I felt my way through the historical events of the time and set the story in the fictional village of Monterini. My novel explores the lives of two Italian families between 1921 and 1945. Jacobo works in the family bookshop and Angelo makes good wine by singing to his grapes. Their children Rico and Bella grow up and fall in love. The two families live side by side amidst a backdrop of village communal life, Etruscan tales and the growth of Benito Mussolini. With the declaration of the racial laws of 1938 tensions simmer between the surface. It is a story of love, friendship and betrayal, and above all, the generosity of the human spirit in a world marred by conflict and hatred.
Are there any key issues you wanted to draw attention to?
The story began to take shape and as I continued my research, I discovered many individual acts of kindness both within the village and beyond. A friend told me the tale of a villa in the region of Emilia-Romagna, which was used to house orphans form the former Yugoslavia and Germany; children of Jewish, communist and Roma parents. I researched the story and incorporated it into my fictionalised account of the events that touched my characters’ lives. I learnt how the historical events affected individuals, farmers and professionals alike. And I discovered that acts of kindness no matter how small were the fabric on which a community was built. They were the essence of humanity and became the essence of my novel. I blended these stories into a bigger whole as my fictional characters expanded.
I discovered other interesting scenarios. I was researching a short story set in Argentina during the economic crisis of the late 90s and saw a film where farmers sang to their grapes improve the quality of their wine.

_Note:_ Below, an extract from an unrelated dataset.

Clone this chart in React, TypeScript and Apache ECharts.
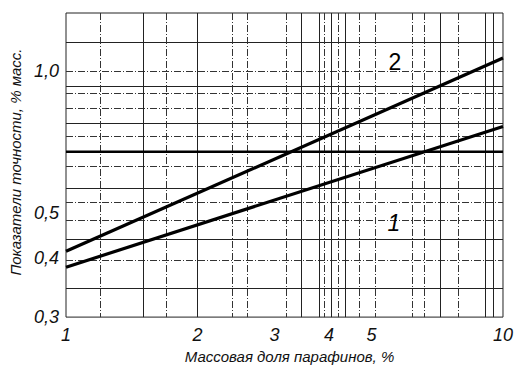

Then I read an account of grape singing in Northern Italy. These narratives pepper my fictional account along with the major historical events which weave around the characters and influence their lives.
What do want readers to take away having the read the book?
I hope they’ll have enjoyed reading a novel about the human condition with a romantic theme that I think will particularly resonate with women who love Italy, history and family dramas. I hope it takes the reader on a journey of love, food, history and self-discovery.